I’ve spent a good chunk of my bug hunting career exploiting exactly this gap. A program rolls out a patch for a critical finding, and I pull the diff, note the changed code, and then search the rest of the application for anything that resembles the vulnerable version. More often than not, the patch is incomplete. Not because the developers are incompetent, but because they’re under pressure and the codebase has sprawled. When you’ve got 500 API endpoints and only a handful of them are “known dangerous,” it’s easy to miss one.

This is also where automated API mapping tools and Swagger/OpenAPI specs go from “nice to have” to “essential.” If the Shopware team had an exhaustive endpoint catalog and a CI check that runs SSRF probes against every single endpoint that accepts a URL, the external-link bypass would have lit up like a Christmas tree the moment they wrote the test. But many teams don’t have that yet. If you’re building APIs, you need to treat them like an attacker would: enumerate every route, every parameter, and ask what happens when you feed it something ugly.

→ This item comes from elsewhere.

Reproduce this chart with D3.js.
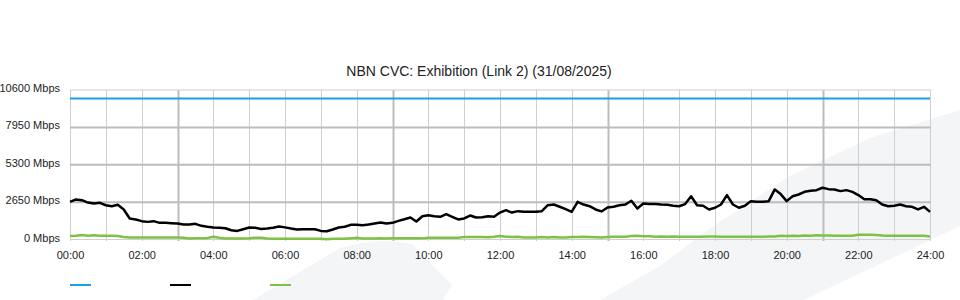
<!DOCTYPE html>
<html>
    <head>
        <meta charset="utf-8">
        <title>NBN CVC: Exhibition (Link 2)</title>
        <script src="https://cdn.jsdelivr.net/npm/d3@7"></script>
        <style>
            body { margin: 0; background: #fff; }
            text { font-family: "Liberation Sans", Arial, sans-serif; fill: #222; }
            .axis path { display: none; }
            .axis line { stroke: #c8c8c8; }
        </style>
    </head>
    <body>
        <div id="chart"></div>
        <script>
            var width = 960, height = 300;
            var plotLeft = 70, plotRight = 930, plotTop = 90, plotBottom = 239.5;

            // y axis ticks (Mbps)
            var yTicks = [0, 2650, 5300, 7950, 10600];
            // x axis ticks (hours) and labels
            var xTicks = [0, 2, 4, 6, 8, 10, 12, 14, 16, 18, 20, 22, 24];
            var xLabels = ["00:00", "02:00", "04:00", "06:00", "08:00", "10:00", "12:00",
                "14:00", "16:00", "18:00", "20:00", "22:00", "24:00"];

            // link capacity (Mbps)
            var capacity = [10000, 10000];

            // 10 minute samples from 00:00 to 24:00 (Mbps)
            var trafficIn = [
                2670, 2840, 2790, 2620, 2550, 2600,
                2430, 2360, 2460, 2130, 1490, 1420,
                1300, 1250, 1300, 1180, 1180, 1160,
                1130, 1060, 1060, 1110, 970, 900,
                850, 830, 800, 660, 610, 730,
                850, 830, 750, 780, 830, 920,
                860, 780, 710, 730, 730, 730,
                610, 590, 710, 850, 900, 1040,
                1040, 1010, 1060, 1130, 1200, 1130,
                1180, 1320, 1440, 1560, 1280, 1650,
                1720, 1650, 1610, 1800, 1610, 1420,
                1490, 1700, 1560, 1580, 1650, 1610,
                1910, 2080, 1910, 2010, 1960, 1960,
                1960, 2010, 2430, 2480, 2320, 2150,
                1960, 2670, 2480, 2360, 2130, 1990,
                2270, 2320, 2430, 2480, 2750, 2200,
                2550, 2510, 2510, 2480, 2460, 2390,
                2360, 2510, 3070, 2430, 2390, 2130,
                2250, 2480, 3150, 2480, 2250, 2390,
                2720, 2670, 2670, 2720, 3550, 3220,
                2720, 3070, 3190, 3380, 3450, 3500,
                3670, 3570, 3550, 3430, 3500, 3380,
                3150, 2860, 2860, 2790, 2480, 2360,
                2390, 2480, 2360, 2320, 2130, 2320,
                1960
            ];

            var trafficOut = [
                250, 260, 320, 260, 300, 260,
                260, 260, 250, 180, 150, 150,
                150, 150, 150, 150, 140, 140,
                140, 130, 70, 90, 80, 110,
                190, 120, 70, 70, 70, 70,
                90, 130, 130, 70, 60, 60,
                60, 60, 60, 60, 60, 60,
                50, 10, 50, 60, 60, 80,
                120, 70, 70, 70, 80, 70,
                80, 80, 80, 80, 80, 80,
                120, 120, 120, 130, 130, 130,
                180, 180, 180, 180, 160, 200,
                250, 200, 180, 200, 140, 140,
                150, 170, 140, 170, 140, 140,
                170, 170, 190, 180, 160, 140,
                170, 200, 200, 200, 250, 260,
                230, 230, 200, 210, 200, 210,
                200, 190, 190, 190, 200, 220,
                210, 200, 190, 200, 200, 200,
                200, 200, 200, 220, 220, 260,
                240, 270, 250, 280, 270, 300,
                280, 280, 270, 260, 270, 270,
                330, 330, 330, 320, 280, 270,
                260, 270, 270, 270, 270, 260,
                210
            ];

            var svg = d3.select("#chart")
                .append("svg")
                .attr("width", width)
                .attr("height", height);

            // faint watermark shapes in the background
            svg.append("path")
                .attr("d", "M253,300 L340,248 Q376,237 412,244 L452,285 L443,300 Z")
                .attr("fill", "#f4f5f7");
            svg.append("path")
                .attr("d", "M600,300 L660,266 L712,227 L790,176 L870,138 L960,110 L960,226 L804,300 Z")
                .attr("fill", "#f4f5f7");

            var xScale = d3.scaleLinear()
                .domain([0, 24])
                .range([plotLeft, plotRight]);

            var yScale = d3.scaleLinear()
                .domain([0, 10600])
                .range([plotBottom, plotTop]);

            // vertical grid, every hour (heavier every 6h from 03:00)
            svg.append("g")
                .selectAll("line")
                .data(d3.range(0, 25))
                .enter()
                .append("line")
                .attr("x1", function (d) { return Math.round(xScale(d)) + 0.5; })
                .attr("x2", function (d) { return Math.round(xScale(d)) + 0.5; })
                .attr("y1", plotTop)
                .attr("y2", plotBottom + 1.5)
                .attr("stroke", function (d) { return d % 6 == 3 ? "#bdbdbd" : "#cfcfcf"; })
                .attr("stroke-width", function (d) { return d % 6 == 3 ? 2 : 1; });

            // horizontal grid
            svg.append("g")
                .selectAll("line")
                .data(yTicks)
                .enter()
                .append("line")
                .attr("x1", plotLeft)
                .attr("x2", plotRight + 1)
                .attr("y1", function (d) { return yScale(d); })
                .attr("y2", function (d) { return yScale(d); })
                .attr("stroke", function (d) { return (d == 0 || d == 10600) ? "#cfcfcf" : "#bdbdbd"; })
                .attr("stroke-width", function (d) { return (d == 0 || d == 10600) ? 1 : 2; });

            // axes (labels only)
            var yAxis = d3.axisLeft(yScale)
                .tickValues(yTicks)
                .tickSize(0)
                .tickPadding(10)
                .tickFormat(function (d) { return d + " Mbps"; });

            svg.append("g")
                .attr("class", "axis")
                .attr("transform", "translate(" + plotLeft + ",0)")
                .call(yAxis)
                .selectAll("text")
                .attr("dy", "0.14em")
                .style("font-size", "11px");

            var xAxis = d3.axisBottom(xScale)
                .tickValues(xTicks)
                .tickSize(0)
                .tickPadding(12)
                .tickFormat(function (d, i) { return xLabels[i]; });

            svg.append("g")
                .attr("class", "axis")
                .attr("transform", "translate(0," + plotBottom + ")")
                .call(xAxis)
                .selectAll("text")
                .style("font-size", "11px");

            // series
            var step = 10 / 60;
            var line = d3.line()
                .x(function (d, i) { return xScale(i * step); })
                .y(function (d) { return yScale(d); });

            svg.append("line")
                .attr("x1", xScale(0))
                .attr("x2", xScale(24))
                .attr("y1", yScale(capacity[0]))
                .attr("y2", yScale(capacity[1]))
                .attr("stroke", "#1ba1e2")
                .attr("stroke-width", 2);

            svg.append("path")
                .datum(trafficOut)
                .attr("d", line)
                .attr("fill", "none")
                .attr("stroke", "#7dc243")
                .attr("stroke-width", 2.5);

            svg.append("path")
                .datum(trafficIn)
                .attr("d", line)
                .attr("fill", "none")
                .attr("stroke", "#000")
                .attr("stroke-width", 2.5)
                .attr("stroke-linejoin", "round");

            // title
            svg.append("text")
                .attr("x", 479)
                .attr("y", 76)
                .attr("text-anchor", "middle")
                .style("font-size", "14px")
                .text("NBN CVC: Exhibition (Link 2) (31/08/2025)");

            // legend swatches
            var legendColors = ["#1ba1e2", "#000", "#7dc243"];
            svg.append("g")
                .selectAll("line")
                .data(legendColors)
                .enter()
                .append("line")
                .attr("x1", function (d, i) { return 70 + i * 100; })
                .attr("x2", function (d, i) { return 91 + i * 100; })
                .attr("y1", 285)
                .attr("y2", 285)
                .attr("stroke", function (d) { return d; })
                .attr("stroke-width", 2);
        </script>
    </body>
</html>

One more thing: this advisory is for authenticated admin SSRF. But consider the real-world scenario where an admin’s session gets stolen via a client-side XSS or a credential leak. Suddenly that “moderate” becomes a critical stepping stone. When you prioritize patches, don’t just look at the CVSS vector in isolation. Think about what an attacker who’s already inside your application perimeter can do with the bug. If the answer is “pivot to internal networks, read cloud metadata, scan internal services,” bump that issue up in your mental severity.

The fix in Shopware is available now, and if you’re running an affected instance (prior to 6.6.10.1 or 6.7.1.1), you should patch immediately. But even after you patch, go look at your own code. Audit every URL-accepting endpoint. Build that choke-point validation layer. And treat every security patch as a signal to search for its siblings. Because if you don’t, someone else will, and they’ll be holding a HEAD request and a smile.

Get your own house in order. If you’ve got an e-commerce platform, a CMS, or any app that fetches resources based on user input, run through your endpoints with the probes I listed above. It takes 30 minutes, and you might just find the next advisory before GitHub does.